Let me emphasize that I did virtually no promotion of this giveaway – except for a posting on Facebook and less than a half-dozen e-mails. It was simply an experiment. What if I had been systematic and thorough?

 

Giving away books seems counter-intuitive to writers, but you’re gaining massive exposure and building a fan base. Once heavy readers realize your material is professional and interesting, the ice is broken.  

 

Keep in mind also that all these free downloads – like the borrowings mentioned above -- count as customer demand when Amazon’s software calculates your title’s all-important demand ranking. These downloads push you up in the Amazon ranking charts. You’re like a band rising in Billboard’s charts and, as a result, having more radio stations play your “hit.” Which exposure results in more sales. In other words, this is a “virtuous” cycle upward – the pleasant opposite of a vicious cycle downward.

 

Only in Amazon’s case, as you move up in the charts, the Amazon software may start displaying your book in “teaser mentions” to readers who are searching for subject matter similar to that of your title. Also, you could begin to have readers, bloggers and others review your book online, continuing a promotional ripple effect. All this attention builds credibility for hesitant prospects.

 

You may also enjoy a spillover effect, as readers who discover you begin to look on Amazon for other books you’ve written.

 

Authors can repeat the Kindle Select Program for another 90 days after the initial period.

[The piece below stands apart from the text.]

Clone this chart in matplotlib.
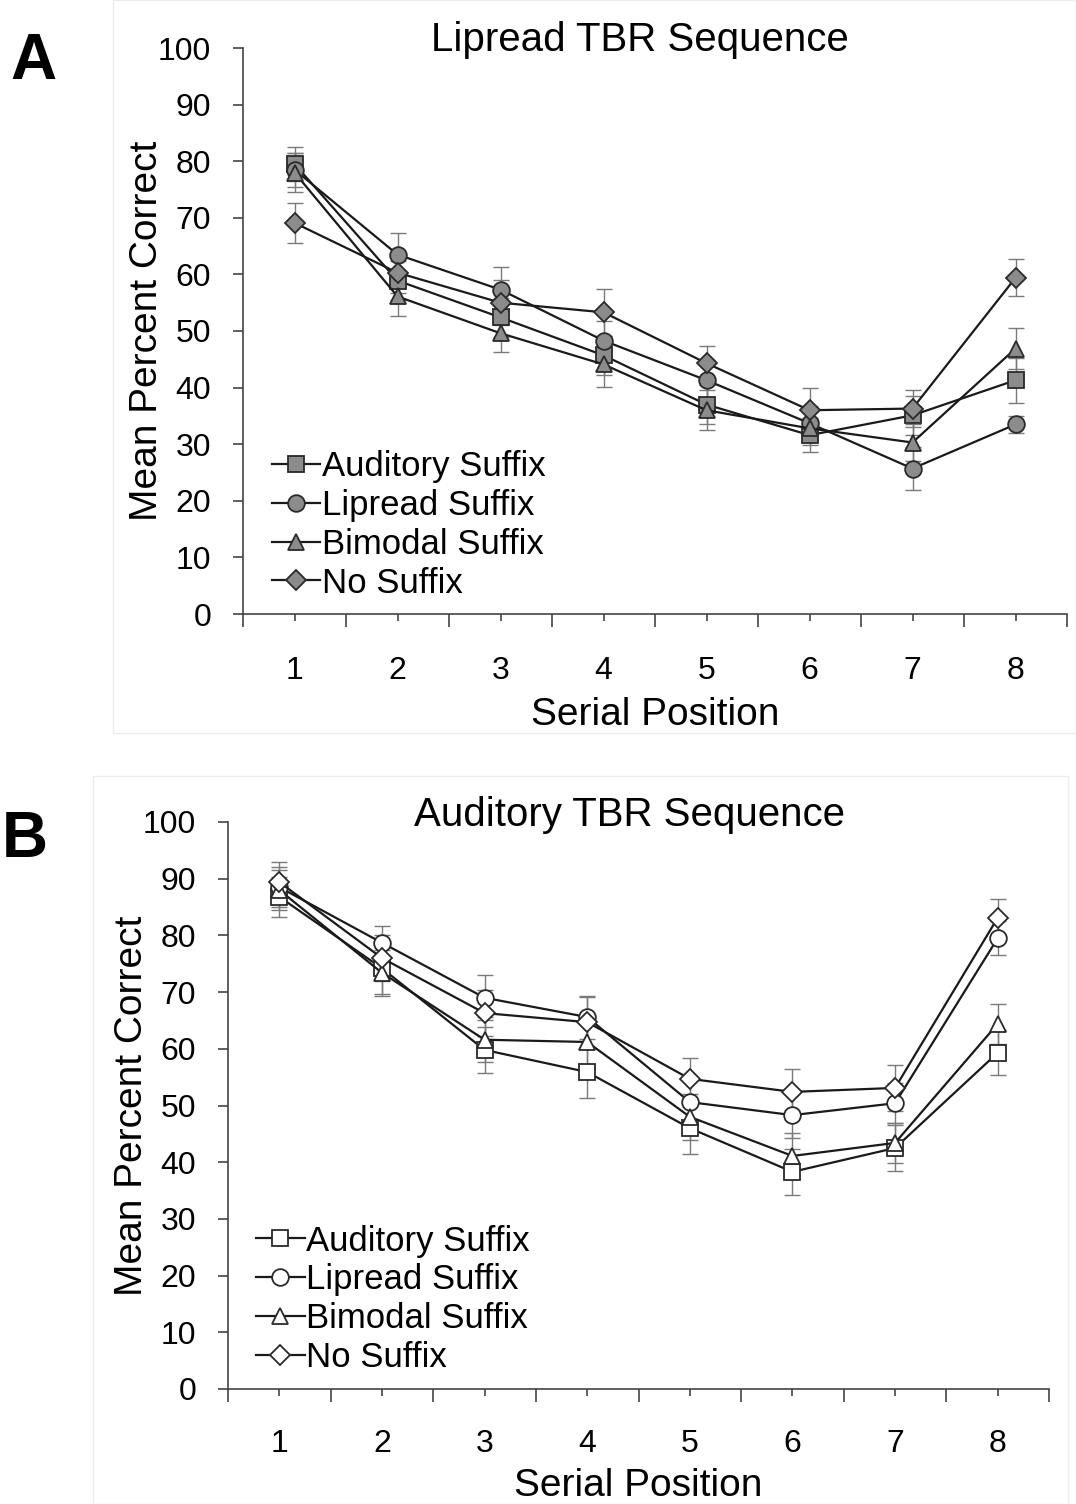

This opens up the possibility of another five days of free download promoting. Happily, there is no cut off.

 

My conclusion is that Kindle Direct Select is ideal for professionally written, marketable books that are currently lost needles in the haystack of hundreds of thousands of titles in the marketplace. It’s an old axiom in publishing that the best book in the world will often die on the vine without promotion. KDP Select has become the spotlight to throw on any languishing book.